Wath, known as Wath-in-Nidderdale to distinguish from other places called Wath is a village close to Gouthwaite Reservoir 3 miles north of Pateley Bridge. Wath is home to Wath Mill a 19th century built on the site of an earlier 16th century mill. The mill is situated near the pub and a large mill pond is located above the mill. The building is two storeys high and five bays long. Much of the machinery within the mill is still intact. On one of the cast iron girders is stamped ‘Mill rebuilt 1880’. The mill is open to the public on set days during the summer, for open day times please see Nidderdale AONB’s website and look under events. The village has a pub The Sportsman’s Arms with a restaurant and bed and breakfast accommodation.
Gouthwaite Reservoir was constructed between 1893 and 1901 as a compensation reservoir for the River Nidd, therefore maintaining the downstream flow of the river during periods of lower rainfall. The Elizabethan manor house, Gouthwaite Hall, the ancient home of the Yorke family, was submerged beneath its waters. Gouthwaite White Hall was rebuilt beside the reservoir with materials from the old hall and is now a Grade II listed building. Gouthwaite Reservoir, one of a many reservoirs in the Nidderdale area, is a Nature Reserve and a Site of Special Scientific Interest (SSSI). The reservoir attracts a wide range of wetland birds, small birds, waders, migrants and birds of prey. Tree and shrub cover along the shoreline provides the habitat for small birds such as willow warbler and black cap. Woodland birds like the great spotted woodpecker and nuthatch have been recorded. King Fishers are often seen when the water level is low and green woodpeckers live at the northern end of the reservoir.
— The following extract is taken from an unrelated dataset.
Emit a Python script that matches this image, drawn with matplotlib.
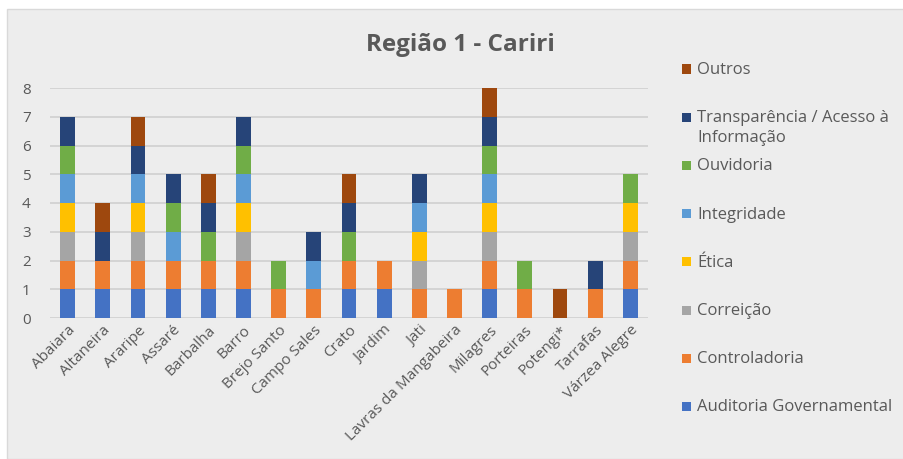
import numpy as np
import matplotlib.pyplot as plt
from matplotlib.patches import Rectangle

plt.rcParams['font.family'] = ['Open Sans', 'DejaVu Sans']

# categories
cidades = ['Abaiara', 'Altaneira', 'Araripe', 'Assaré', 'Barbalha', 'Barro',
           'Brejo Santo', 'Campo Sales', 'Crato', 'Jardim', 'Jati',
           'Lavras da Mangabeira', 'Milagres', 'Porteiras', 'Potengi*',
           'Tarrafas', 'Várzea Alegre']

# series values (bottom to top of each stack)
auditoria     = [1, 1, 1, 1, 1, 1, 0, 0, 1, 1, 0, 0, 1, 0, 0, 0, 1]
controladoria = [1, 1, 1, 1, 1, 1, 1, 1, 1, 1, 1, 1, 1, 1, 0, 1, 1]
correicao     = [1, 0, 1, 0, 0, 1, 0, 0, 0, 0, 1, 0, 1, 0, 0, 0, 1]
etica         = [1, 0, 1, 0, 0, 1, 0, 0, 0, 0, 1, 0, 1, 0, 0, 0, 1]
integridade   = [1, 0, 1, 1, 0, 1, 0, 1, 0, 0, 1, 0, 1, 0, 0, 0, 0]
ouvidoria     = [1, 0, 0, 1, 1, 1, 1, 0, 1, 0, 0, 0, 1, 1, 0, 0, 1]
transparencia = [1, 1, 1, 1, 1, 1, 0, 1, 1, 0, 1, 0, 1, 0, 0, 1, 0]
outros        = [0, 1, 1, 0, 1, 0, 0, 0, 1, 0, 0, 0, 1, 0, 1, 0, 0]

series = [
    ('Auditoria Governamental', auditoria, '#4472C4'),
    ('Controladoria', controladoria, '#ED7D31'),
    ('Correição', correicao, '#A5A5A5'),
    ('Ética', etica, '#FFC000'),
    ('Integridade', integridade, '#5B9BD5'),
    ('Ouvidoria', ouvidoria, '#70AD47'),
    ('Transparência / Acesso à\nInformação', transparencia, '#264478'),
    ('Outros', outros, '#9E480E'),
]

bg = '#EDEDED'
txt = '#595959'

fig = plt.figure(figsize=(9.04, 4.59), dpi=100, facecolor='white')
# chart frame
fig.patches.append(Rectangle((7 / 904, 0), 1 - 7 / 904, 1 - 9 / 459,
                             transform=fig.transFigure, facecolor=bg,
                             edgecolor='#D9D9D9', linewidth=1.0, zorder=-10))

ax = fig.add_axes([50 / 904, 1 - 318 / 459, 598 / 904, 230 / 459])
ax.set_facecolor(bg)

x = np.arange(len(cidades))
bottom = np.zeros(len(cidades))
for name, vals, color in series:
    ax.bar(x, vals, 0.42, bottom=bottom, color=color, label=name, zorder=3)
    bottom += np.array(vals)

ax.set_xlim(-0.5, len(cidades) - 0.5)
ax.set_ylim(0, 8)
ax.set_yticks(range(0, 9))
ax.grid(axis='y', color='#D0D0D0', linewidth=1.2, zorder=0)
for s in ax.spines.values():
    s.set_visible(False)
ax.tick_params(length=0, colors=txt, labelsize=11)
ax.tick_params(axis='y', pad=14)
ax.set_xticks(x)
ax.set_xticklabels(cidades, rotation=45, ha='right', rotation_mode='anchor',
                   fontsize=11, color=txt)

fig.text(460 / 904, 1 - 45 / 459, 'Região 1 - Cariri', ha='center',
         va='center', fontsize=17.5, fontweight='bold', color=txt)

# legend, top entry first
for k, (name, vals, color) in enumerate(reversed(series)):
    yc = 69 + 48.2 * k
    fig.patches.append(Rectangle((682 / 904, 1 - (yc + 4.5) / 459),
                                 9 / 904, 9 / 459, transform=fig.transFigure,
                                 facecolor=color, edgecolor='none'))
    fig.text(697 / 904, 1 - (yc - 7) / 459, name, ha='left', va='top',
             fontsize=12, color=txt, linespacing=1.3)

fig.savefig('out.png', dpi=100, facecolor=fig.get_facecolor())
Canada Geese, mallards, Oyster Catchers and other waterfowl are common with regular visits in the autumn and winter from Gooseanders, Tufted Duck and from Iceland the Whooper Swan. Winter is also a good time to see Red Kite and Buzzard flying above the reservoir and the surrounding moorland and other birds of prey have often been sighted on passage. In the summer months the water level drops providing ideal breeding and feeding grounds for waders. The reservoir is owned by Yorkshire Water who has created three viewing areas for bird watchers on the western edge of the reservoir. Gouthwaite Reservoir is the reservoir featured on the opening credits of the UK soap drama, Emmerdale.
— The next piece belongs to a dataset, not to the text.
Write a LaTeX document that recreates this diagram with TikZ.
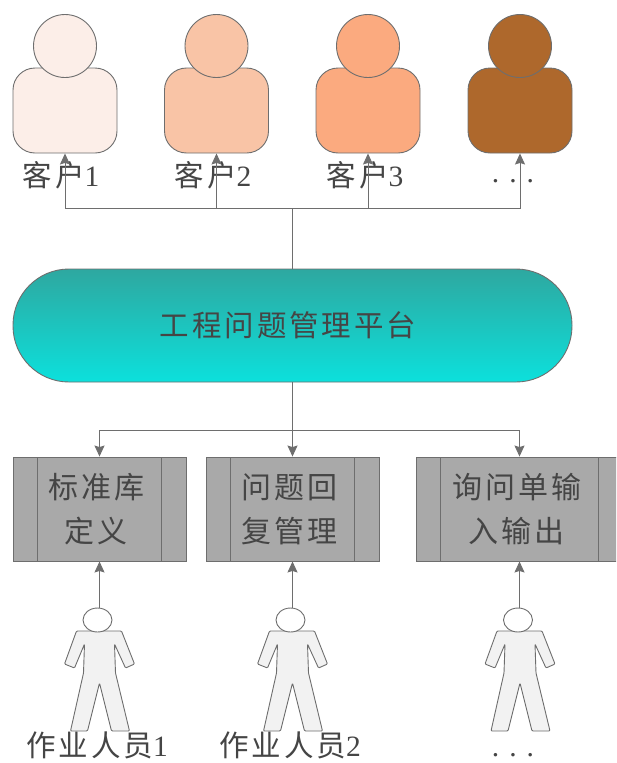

The Nidderdale Way is a 53 mile circular walk starting and finishing in Pateley Bridge. The route, with its own unique symbol seen on finger posts and waymarks, takes you through beautiful and contrasting countryside from the spectacular uplands around Scar House Reservoir to the more gentle rolling pasture and river valleys along the course of the Nidd. Pateley Bridge takes its name from ‘Pate’ an old Yorkshire dialect word for ‘Badger’. In August 1849 a Nidderdale Omnibus started operating between Pateley Bridge and Ripley Station and until 1964 Pateley Bridge was the terminus of the Nidd Valley Railway, opened by the North Eastern Railway in 1862, which ran from Nidd Valley Junction near Harrogate.
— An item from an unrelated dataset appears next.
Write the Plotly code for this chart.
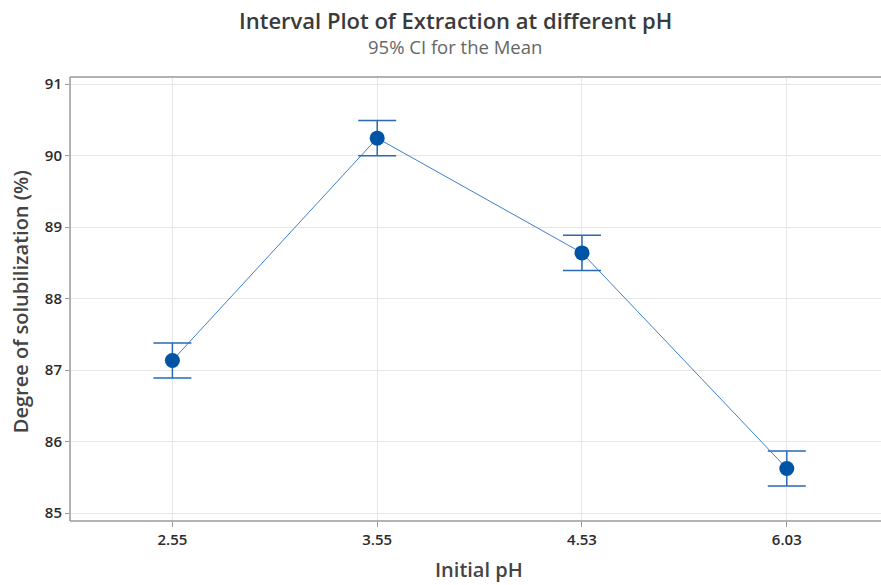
import plotly.graph_objects as go

ph_labels = ["2.55", "3.55", "4.53", "6.03"]
means = [87.135, 90.245, 88.64, 85.625]
ci_half = [0.245, 0.245, 0.245, 0.245]
y_ticks = [85, 86, 87, 88, 89, 90, 91]

FONT = "Open Sans"
fig = go.Figure()
fig.add_trace(go.Scatter(
    x=ph_labels, y=means, mode="lines",
    line=dict(color="#3d7fcc", width=1),
    hoverinfo="skip", showlegend=False,
))
fig.add_trace(go.Scatter(
    x=ph_labels, y=means, mode="markers",
    marker=dict(color="#0054a6", size=15),
    error_y=dict(type="data", array=ci_half, visible=True,
                 color="#2a69b6", thickness=1.5, width=19),
    showlegend=False,
))

fig.update_layout(
    width=881, height=585,
    margin=dict(l=70, r=0, t=77, b=64),
    paper_bgcolor="white", plot_bgcolor="white",
    font=dict(family=FONT, color="#333333"),
    xaxis=dict(
        type="category", range=[-0.5, 3.46],
        showgrid=True, gridcolor="#e6e6e6", gridwidth=1,
        showline=False,
        ticks="outside", ticklen=5, tickcolor="#9a9a9a",
        tickfont=dict(size=15, family=FONT, color="#2b2b2b", weight=600),
        zeroline=False,
    ),
    yaxis=dict(
        range=[84.89, 91.1], tickvals=y_ticks,
        showgrid=True, gridcolor="#e6e6e6", gridwidth=1,
        showline=False,
        ticks="outside", ticklen=4, tickcolor="#9a9a9a",
        tickfont=dict(size=15, family=FONT, color="#2b2b2b", weight=600),
        zeroline=False,
    ),
    shapes=[
        dict(type="line", xref="paper", yref="paper", x0=0, x1=0, y0=0, y1=1,
             line=dict(color="#9a9a9a", width=1.5)),
        dict(type="line", xref="paper", yref="paper", x0=0, x1=1, y0=0, y1=0,
             line=dict(color="#9a9a9a", width=1.5)),
        dict(type="line", xref="paper", yref="paper", x0=0, x1=1, y0=1, y1=1,
             line=dict(color="#9a9a9a", width=1.5)),
    ],
    annotations=[
        dict(text="Interval Plot of Extraction at different pH", xref="paper", yref="paper",
             x=0.475, y=1.128, xanchor="center", yanchor="middle", showarrow=False,
             font=dict(size=22, family=FONT, color="#3a3a3a", weight=600)),
        dict(text="95% CI for the Mean", xref="paper", yref="paper",
             x=0.475, y=1.0676, xanchor="center", yanchor="middle", showarrow=False,
             font=dict(size=18.5, family=FONT, color="#666666")),
        dict(text="Initial pH", xref="paper", yref="paper",
             x=0.504, y=-0.11, xanchor="center", yanchor="middle", showarrow=False,
             font=dict(size=20, family=FONT, color="#444444", weight=600)),
        dict(text="Degree of solubilization (%)", xref="paper", yref="paper",
             x=-0.0617, y=0.495, xanchor="center", yanchor="middle", showarrow=False,
             textangle=-90,
             font=dict(size=20, family=FONT, color="#444444", weight=600)),
    ],
)

fig.write_html("out.html")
We walk out of the car park entrance, cross the road and turn right crossing the bridge over the River Nidd then immediate left at the signpost onto the Nidderdale Way. We head up the little lane and follow the footpath sign. We soon start to follow the River Nidd on our left. We pass the bridge on the left and continue ahead through the gate. We just keep heading forward on what was once the railway line through the fields going through gates and over stiles and past some ponds. Two fields from Wath we leave the old railway line on the faint grass path bearing left over the field to cross a stile in the wall. In the next field we keep heading in the same direction to the corner then cross over a tiny wooden footbridge and turn right up the road to the village of Wath. We pass what was the old railway station on the right, the Sportsman’s Arms and the disused Wath Mill on the left. When the road bends to the right we turn left and follow the track uphill. At the t-junction at the top we bear left and continue past an old farm and soon arrive at the quarry on our right. We keep following the track and we soon get our first glimpse of Gouthwaite Reservoir on the left. We go through a gate and soon go through another gate on the left at a footpath sign. We head downhill to the head of the reservoir go through a tiny gate and continue ahead through the fields until we reach the road with Wath on our left. We cross the tiny footbridge opposite into the field and now retrace our steps until we arrive back at the big footbridge over the river. We cross the bridge and turn immediate left and walk between the river on our left and the caravan park on our right. We soon arrive at the village green with a play park in Pateley Bridge. We head forward crossing over the main road back into the car park.
This is an easy walk on grass/gravel paths and tracks with gates and stiles and a short distance of minor tarmac road with one short incline and decline.
Elevation: approx lowest point 114m (373ft) approx highest point 198m (649ft) approx ascent 108m (353ft).
Distance and Start Point
Approx 5 miles allow 1¾ to 2½ hours using OS Explorer Map 298, Nidderdale, Fountains Abbey, Ripon and Pateley Bridge. This walk is done anti-clockwise from Wath.
Start point: Pateley Bridge show ground car park pay and display £1.80 all day.
Pateley Bridge is in the Nidderdale valley in the Yorkshire Dales.
Directions and Parking
From York head towards Ripon and then take the B6265 into Pateley Bridge OR head towards Knaresborough and then take the B6165 into Pateley Bridge. There are three car parks in Pateley Bridge.
Parking: show ground car park pay and display £1.80 all day and the Nidd Walk car park pay and display £1.40 for over 4 hours.
Toilets and Refreshments
There are public toilets located in the park area also in the short stay car park behind the High Street. For refreshments there are shops, pubs, cafes, butcher’s and a fish and chip shop in Pateley Bridge. En- route there is the Sportsman’s arms at Wath.